Give Agents a Framework for Analyzing Agency
One common source of conflict within an agent and consumer relationship is through something I like to call “competing consumers,” which can occur under several different scenarios. One of those scenarios, called “direct nonconflict,” is actually a good thing. This is where an agent or cooperating agents act as a catalyst to bring consumers and a property together. When you get right down to it, this is the primal function of the real estate profession. Conflict develops when we add advocacy to this primal function.
The best way I have found to separate the ideas of agency and advocacy in real estate is to use the analogy of cars traveling down a road. The “vehicles of agency” include the many types of relationships that the consumer and agent may choose to operate under: customer, seller’s agent, buyer’s agent, transaction coordinator, facilitator, dual agent, designated agent, and so on. While these roles include legal definitions as part of agency law, the vehicles themselves are self-contained and absolute in nature. That makes them very different from the “roadway or environment of agency,” which represents all of the applicable agency statutory and common law, licensing law, the NAR Code of Ethics, regional customs, and a wide range of intermingling facts and circumstances. This roadway or environment is far more comprehensive and dynamic than the vehicle concept.
Here are three components of the agency roadway that you can use to help agents see how environmental differences can change the way agency vehicles operate.
- Ministerial acts. These tend to be tasks that are exempt from agency, such as responding to phone calls or hosting an open house. Some states use this term as a legal mechanism to define acts of nonagency. Ministerial acts are sometimes described as ones that don’t involve discretion or judgment on the part of the licensee.
- Property condition disclosure statements. Agents often don’t think of these documents as having anything to do with agency, because their primary function is to disclose facts about a property and not to assign agency. But they do work to define the agency roadway because they help establish a basic understanding of the product to be sold between the buyer and the seller while at the same time minimizing the agent’s disclosure responsibility.
- Association-inspired purchase agreements. These are included under the “customs” area of the agency roadway, and help define the environment in which your agents operate.
Check with legal counsel in your state to make sure you understand any variations in the actual legal treatment of these three concepts as opposed to relying explicitly on them as a waiver of agent duties.
Sales Meeting Exercises
Hand out copies of your association purchase agreement. Tell agents to take a few moments to examine the document, paying attention to how provisions contained within it act in favor of the buyer, seller, or both. Make sure your agents participate actively. Ask them questions such as:
- How does the agreement remove or underscore the agent’s role in making judgment calls or advocating for clients?

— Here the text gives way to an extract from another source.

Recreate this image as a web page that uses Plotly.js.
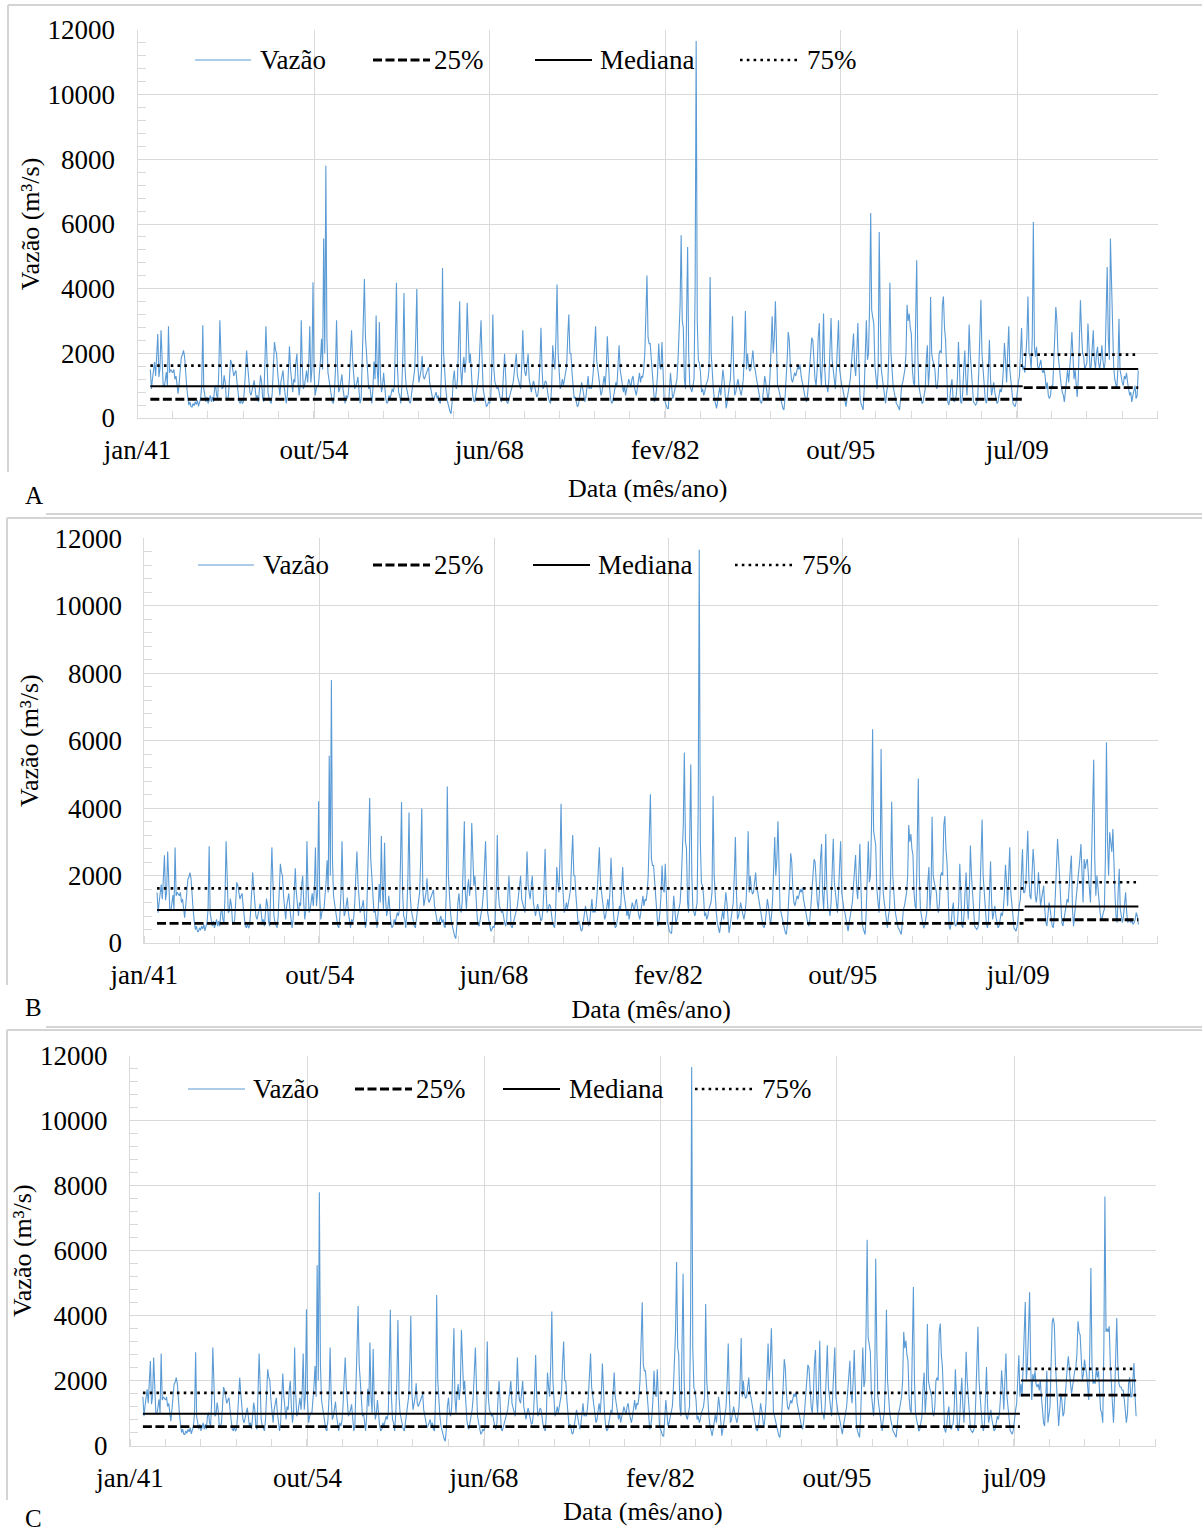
<!DOCTYPE html>
<html><head><meta charset="utf-8">
<script src="https://cdn.plot.ly/plotly-3.0.1.min.js"></script>
<style>html,body{margin:0;padding:0;background:#fff}#chart{width:1202px;height:1535px}</style>
</head><body><div id="chart"></div>
<script>
const FONT = '"Liberation Serif", "Times New Roman", serif';
const startYear = 1942; // record starts Jan/1942 (monthly)

// Observed monthly flow (m3/s), Jan/1942 - Dec/2009, shared by the three panels
const flowShared = [
1500,900,1200,1500,1730,1300,2000,2600,1270,1500,2710,1800,
1000,950,1300,1420,1000,2835,1400,1500,1450,1400,1500,1200,
1300,900,750,1100,1500,1890,1950,2090,1900,1300,960,650,
400,500,350,340,450,380,500,420,550,360,450,600,
1000,2870,900,700,500,650,450,550,700,500,650,500,
900,1010,700,600,1400,3020,1800,900,950,1320,1100,600,
550,700,1200,1800,1700,1500,1300,1400,1470,1100,700,500,
450,600,440,500,900,1500,2090,1600,1000,800,700,900,
1000,1165,800,600,700,500,900,1320,1100,600,500,1400,
2835,1800,800,600,500,450,800,1600,2350,2100,1990,1400,
900,700,1100,1300,1470,1000,600,450,700,1500,2215,1500,
1000,800,1200,1100,1700,1990,1200,700,1000,3020,1600,900,
1000,1200,1470,1100,1600,2835,1100,1500,4200,1400,700,900,
1000,1000,1300,1800,2450,1500,5550,2000,7800,2500,1400,1200,
1000,700,500,450,800,1500,3020,1500,800,900,1200,1350,
900,600,450,700,600,750,1200,2000,2710,1800,1300,900,
1000,1100,1270,900,450,600,1500,3000,4300,2500,1990,1200,
900,1000,600,450,900,1750,1200,3170,1500,1000,2970,1300,
800,1000,1400,900,600,450,500,700,600,750,900,800,
1000,2500,4180,1500,800,700,450,960,2000,3866,1500,1000,
800,600,500,450,700,1000,1100,1500,2500,3990,1600,1100,
1300,1500,1920,1300,1200,1300,1400,1500,1580,1100,900,700,
550,600,700,800,600,700,500,450,1500,4640,2000,1300,
900,600,450,300,200,130,500,1200,1470,1000,900,1200,
2500,3610,1500,1000,1600,1890,1400,1800,3560,2300,1700,1990,
1200,800,550,500,700,900,1100,1500,2500,3020,1800,900,
700,500,350,400,500,450,600,1500,3200,1500,1100,1000,
900,950,700,600,500,700,1400,1990,1300,500,450,600,
750,900,1000,1100,1400,1800,1990,1300,1150,1000,900,1600,
2710,1700,1400,1300,1700,1990,1200,950,800,1000,1150,1000,
800,650,700,1000,1700,2790,1500,900,1000,1150,1100,800,
600,500,450,1000,2250,1800,1500,2500,4130,2000,1200,900,
1000,1200,1000,1200,1500,1600,2500,3200,2000,1990,1400,800,
600,650,500,350,400,600,900,1100,900,700,500,650,
1000,1300,900,1000,900,1100,1500,2000,2835,1800,1500,1300,
1000,700,800,1100,1300,1000,1500,2525,1600,1000,600,450,
500,700,900,1100,1000,1600,2250,1500,1200,900,800,1000,
700,900,1000,1200,1100,950,1200,1300,1000,850,700,900,
1200,1400,1100,1300,1250,1500,2000,3000,4410,2500,2300,2300,
1800,1200,800,500,600,900,1400,2300,1600,1500,2350,1200,
600,500,350,300,290,800,1400,1000,600,700,900,1100,
1200,1800,2610,3500,5650,3020,2800,1200,900,3000,5290,2000,
1000,900,800,1000,1200,4000,11660,3000,1780,1700,1400,800,
900,700,800,1000,1100,1200,1500,4360,1990,1300,900,600,
400,300,500,700,950,700,1200,1500,1200,600,300,500,
700,1000,1200,2000,3145,1500,700,800,1000,1200,1000,800,
700,900,1200,2000,3310,1500,1990,1600,1450,1500,1800,2090,
1600,1500,1300,1000,900,700,500,450,600,900,1300,1100,
700,550,800,1300,2200,3145,2000,2500,3610,2000,1000,900,
700,500,450,300,250,600,1100,1800,2660,2400,1600,1200,
1100,1300,1400,1300,1500,1600,1500,1650,1300,1100,950,800,
600,500,700,1100,1600,2300,2485,2400,1500,1200,1000,1500,
2500,2940,1500,1000,1800,3230,1600,1000,1000,800,1200,2000,
3090,1800,1500,1000,900,1500,2500,3020,1500,1200,1000,900,
700,500,350,600,900,1000,1200,1800,2300,2610,1600,1300,
2000,2940,1800,700,450,300,250,900,2500,3020,1800,2000,
3500,6340,3330,3100,2900,1600,1100,900,1500,5750,3000,1500,
1200,900,600,450,800,1000,2000,4185,2000,1400,1000,800,
600,450,400,300,250,600,1000,1100,1300,1500,2000,3500,
3000,3230,2800,2610,1500,1100,1000,2500,4880,2000,1000,800,
600,440,500,700,900,1800,2250,1000,1500,3740,2000,1800,
1600,1500,1000,900,1200,2000,2090,2000,3500,3760,2800,2400,
1500,500,400,600,1000,1200,600,500,550,700,1200,2350,
1500,500,450,800,1500,2090,1200,700,1500,2890,2000,1400,
900,500,450,400,450,600,1400,2500,3660,2000,1400,900,
600,450,600,1500,2420,1200,700,900,1100,800,550,450,
500,700,900,800,1000,1500,2320,1800,1100,2000,2835,1500,
1000,800,450,400,350,500,900,1100,1300,2000,2780,1500
];

// Jan/2010 - Dec/2018, different for each panel
const tailA = [
1600,1400,1800,2500,3760,2000,1900,1500,2500,6060,2200,1900,
2200,1600,1500,1700,1800,1500,1400,1500,1300,900,1100,700,
600,700,1000,900,1500,2500,3430,3000,2000,1600,1200,1000,
800,700,500,900,1200,1500,1100,1500,2000,2660,1800,1200,
1500,1000,650,1200,2500,3640,2710,2000,1900,1500,1600,1700,
2920,1800,1500,1600,2300,2710,1800,1500,2000,2200,1700,1500,
1800,2250,1800,1500,1700,3000,4670,2500,1800,5550,3950,2500,
1600,1200,1000,900,1500,3070,1500,1200,1100,1000,1300,1200,
1400,1100,900,700,800,500,700,900,1000,600,700,1470
];
const tailB = [
1500,1700,2500,3330,2000,1400,1300,2000,2790,2300,1400,1200,
1500,2100,1500,1100,1300,1500,1700,1000,600,500,900,1200,
1000,700,500,450,800,1500,2700,3085,2500,1700,1000,600,
500,700,900,1100,1300,1200,1800,2200,2590,1000,500,800,
1300,1500,1700,2000,2500,2935,1800,1200,2490,2200,2400,2490,
2000,1400,1200,2500,4000,5430,2500,1400,2000,1600,1200,900,
700,750,900,1000,2500,5950,3000,2000,3280,3000,2700,3380,
2000,1400,800,600,1500,2200,1000,700,600,800,1300,1500,
900,600,700,650,600,700,550,600,700,900,800,550
];
const tailC = [
1900,1500,2500,3800,4420,2000,2500,3500,4720,2500,1400,2200,
2000,2300,1900,1800,1900,1700,2000,1500,1100,700,600,1500,
2300,700,900,1200,2500,3800,3930,3700,2500,1900,1200,600,
1100,1600,1400,900,1000,1600,2000,2400,2750,2200,1900,1600,
1900,2000,2300,2400,2800,3830,3500,3400,2400,2000,2200,2650,
2400,2200,1800,1400,3000,5470,2500,1900,2000,1900,2400,2100,
2300,1700,1100,1000,700,3000,7670,3500,3600,3500,3670,2500,
1800,1200,700,1500,3000,3930,2500,1900,1800,1800,1700,1700,
1400,1000,700,1000,1900,2100,1500,1500,2000,2540,1500,900
];

const panelLabels = ['A', 'B', 'C'];
// quartiles per panel: [period 1942-2009, period 2010-2018]
const q25 = [[580, 940], [580, 690], [580, 1550]];
const q50 = [[980, 1516], [980, 1080], [980, 2000]];
const q75 = [[1620, 1960], [1620, 1800], [1620, 2360]];
const seriesNames = ['Vazão', '25%', 'Mediana', '75%'];
const tickVals = ['1941-01-01', '1954-10-01', '1968-06-01', '1982-02-01', '1995-10-01', '2009-07-01'];
const tickText = ['jan/41', 'out/54', 'jun/68', 'fev/82', 'out/95', 'jul/09'];
const yTitle = 'Vazão (m³/s)';
const xTitle = 'Data (mês/ano)';

// ---------- layout helpers ----------
const W = 1202, H = 1535;
const PX = v => v / W, PY = v => 1 - v / H;
const boxes = [
  {x0: 137.5, x1: 1158, y0: 30, y1: 418, yStand: 0, xStand: 14, legY: 60, leg: [[195, 251, 258], [373, 430, 432], [535, 592, 598], [740, 797, 805]], lab: [34, 496], frame: {top: 5, left: 8, leftEnd: 472, bottom: 514}},
  {x0: 144.3, x1: 1158, y0: 538.3, y1: 943, yStand: 8, xStand: 10, legY: 565, leg: [[198, 254, 261], [373, 430, 432], [533, 590, 596], [735, 792, 800]], lab: [33, 1007], frame: {top: 518, left: 7, leftEnd: 985, bottom: 1027}},
  {x0: 130, x1: 1156, y0: 1056, y1: 1445.5, yStand: 0, xStand: 9, legY: 1089, leg: [[188, 245, 251], [355, 412, 414], [503, 560, 567], [695, 752, 760]], lab: [33, 1518], frame: {top: 1030, left: 7, leftEnd: 1500, bottom: null}}
];
const blue = '#5B9BD5', grid = '#d9d9d9';
const lineStyles = [
  {color: blue, width: 1.1},
  {color: '#000', width: 2.8, dash: '9px,3.5px'},
  {color: '#000', width: 2},
  {color: '#000', width: 2.6, dash: '2.6px,4.2px'}
];

function monthDates(n) {
  const out = [];
  for (let k = 0; k < n; k++) {
    const y = startYear + Math.floor(k / 12), m = (k % 12) + 1;
    out.push(y + '-' + String(m).padStart(2, '0') + '-01');
  }
  return out;
}
const tails = [tailA, tailB, tailC];
const nP1 = flowShared.length;
const allDates = monthDates(nP1 + tailA.length);
const p1s = allDates[0], p1e = allDates[nP1 - 1], p2s = allDates[nP1], p2e = allDates[allDates.length - 1];

const traces = [];
const layout = {
  width: W, height: H, margin: {l: 0, r: 0, t: 0, b: 0},
  paper_bgcolor: '#fff', plot_bgcolor: '#fff', showlegend: false,
  font: {family: FONT, color: '#000', size: 26},
  shapes: [], annotations: []
};

boxes.forEach((b, p) => {
  const sfx = p === 0 ? '' : String(p + 1);
  const xr = 'x' + sfx, yr = 'y' + sfx;
  traces.push({type: 'scatter', mode: 'lines', name: seriesNames[0], x: allDates,
    y: flowShared.concat(tails[p]), xaxis: xr, yaxis: yr, line: lineStyles[0], hoverinfo: 'x+y'});
  [q25, q50, q75].forEach((q, k) => {
    traces.push({type: 'scatter', mode: 'lines', name: seriesNames[k + 1],
      x: [p1s, p1e, p1e, p2s, p2e], y: [q[p][0], q[p][0], null, q[p][1], q[p][1]],
      xaxis: xr, yaxis: yr, line: lineStyles[k + 1], connectgaps: false});
  });
  layout['xaxis' + sfx] = {
    domain: [PX(b.x0), PX(b.x1)], anchor: yr, type: 'date',
    range: ['1941-01-01', '2020-06-15'],
    tickmode: 'array', tickvals: tickVals, ticktext: tickText,
    showgrid: true, gridcolor: grid, gridwidth: 1, zeroline: false,
    showline: true, linecolor: grid, linewidth: 1, ticks: '',
    tickfont: {family: FONT, size: 27, color: '#000'}, ticklabelstandoff: 8,
    minor: {tickmode: 'linear', tick0: '1941-01-01', dtick: 1000 * 86400000, ticks: 'inside', ticklen: 7, tickcolor: grid, tickwidth: 1, showgrid: false},
    title: {text: xTitle, font: {family: FONT, size: 26, color: '#000'}, standoff: b.xStand},
    fixedrange: true
  };
  layout['yaxis' + sfx] = {
    domain: [PY(b.y1), PY(b.y0)], anchor: xr, range: [0, 12000],
    tickmode: 'linear', tick0: 0, dtick: 2000, tickformat: 'd',
    showgrid: true, gridcolor: grid, gridwidth: 1, zeroline: false,
    showline: true, linecolor: grid, linewidth: 1, ticks: '',
    tickfont: {family: FONT, size: 27, color: '#000'}, ticklabelstandoff: 16,
    minor: {tickmode: 'linear', tick0: 0, dtick: 400, ticks: 'inside', ticklen: 8, tickcolor: grid, tickwidth: 1, showgrid: false},
    title: {text: yTitle, font: {family: FONT, size: 26, color: '#000'}, standoff: b.yStand},
    fixedrange: true
  };
  // legend drawn inside the plot area
  b.leg.forEach((e, k) => {
    layout.shapes.push({type: 'line', xref: 'paper', yref: 'paper', x0: PX(e[0]), x1: PX(e[1]),
      y0: PY(b.legY), y1: PY(b.legY), line: lineStyles[k]});
    layout.annotations.push({xref: 'paper', yref: 'paper', x: PX(e[2]), y: PY(b.legY), xanchor: 'left', yanchor: 'middle',
      showarrow: false, text: seriesNames[k], font: {family: FONT, size: 27, color: '#000'}});
  });
  // panel letter
  layout.annotations.push({xref: 'paper', yref: 'paper', x: PX(b.lab[0]), y: PY(b.lab[1]), xanchor: 'center', yanchor: 'middle',
    showarrow: false, text: panelLabels[p], font: {family: FONT, size: 25, color: '#000'}});
  // panel frame
  const f = b.frame, fl = {color: '#d4d4d4', width: 2};
  layout.shapes.push({type: 'line', xref: 'paper', yref: 'paper', x0: PX(f.left), x1: PX(W), y0: PY(f.top), y1: PY(f.top), line: fl});
  layout.shapes.push({type: 'line', xref: 'paper', yref: 'paper', x0: PX(f.left), x1: PX(f.left), y0: PY(f.top), y1: PY(f.leftEnd), line: fl});
  if (f.bottom) layout.shapes.push({type: 'line', xref: 'paper', yref: 'paper', x0: PX(46), x1: PX(W), y0: PY(f.bottom), y1: PY(f.bottom), line: fl});
});

Plotly.newPlot('chart', traces, layout, {displayModeBar: false, staticPlot: true});
</script>
</body></html>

- Can you identify any provisions that favor one party over the other?
Next, turn your focus to two major agency provisions.
1. How can you show more than one buyer client the same property? Look for the nonexclusive property provision, often found in buyer agency agreements. This tenet allows the agent or brokerage to show multiple prospects the same properties without violating the agency or fiduciary relationships. You may also find a reverse-like provision (with respect to other properties) in your listing agreements.
2. The concept of confidential information governs information that is kept exclusively between agents and their clients. Specifically highlight for your agents how provisions contained in the reference material may or may not address confidential information with respect to the following questions:
- How should you treat confidential information that was learned before the formal engagement period began?
- How must you treat information learned in a prior client relationship?
- In your state’s agency and licensing laws, is confidential information defined in a general way or are specific categories defined? And is this consistent with the provisions in your brokerage’s buyer agency and listing agreements?
- How do your state licensing and agency laws treat dual agency, designated agency, and sharing of client information between agents within the brokerage?
- If you are licensed in multiple states, are you using contracts and disclosures that work in all places?
Empowering Agents to Understand the Double-Dip
Whenever you talk to associates about this topic, dual and designated agency are sure to come up. If you and your agents are making an honest effort to follow the agency laws of your state and your brokerage protocol, then you all deserve to feel professional and proficient in your understanding of agency and advocacy.
With the exception of agents who hoard a prize listing—which is likely a violation of both the marketing spirit of your listing agreement to expose your seller’s property and your agreement under the rules of the MLS to share listings with your fellow REALTORS®—the occurrence of “double-ending the deal” or “double dipping” is quite appropriate. As long as an agent’s actions are in accordance with agency laws and the client agreement, there’s no reason agency can’t be carefully preserved with honesty, professionalism, and appropriate disclosure. In fact, those who denigrate agents who double-dip and do not violate said laws and agreements might want to consider the NAR Code of Ethics, Article 15, Standard of Practice 15-2 pursuant to “… false or misleading statements about other real estate professionals.”
If nothing else, I hope I’ve encouraged you as a broker to talk to your team about this important topic. Increasing your agents’ understanding of provisions contained in their agency laws and contracts—along with an appreciation for the difference between the vehicles of agency and the roadway or environment of agency—will help them be more successful making America’s real estate dreams come true.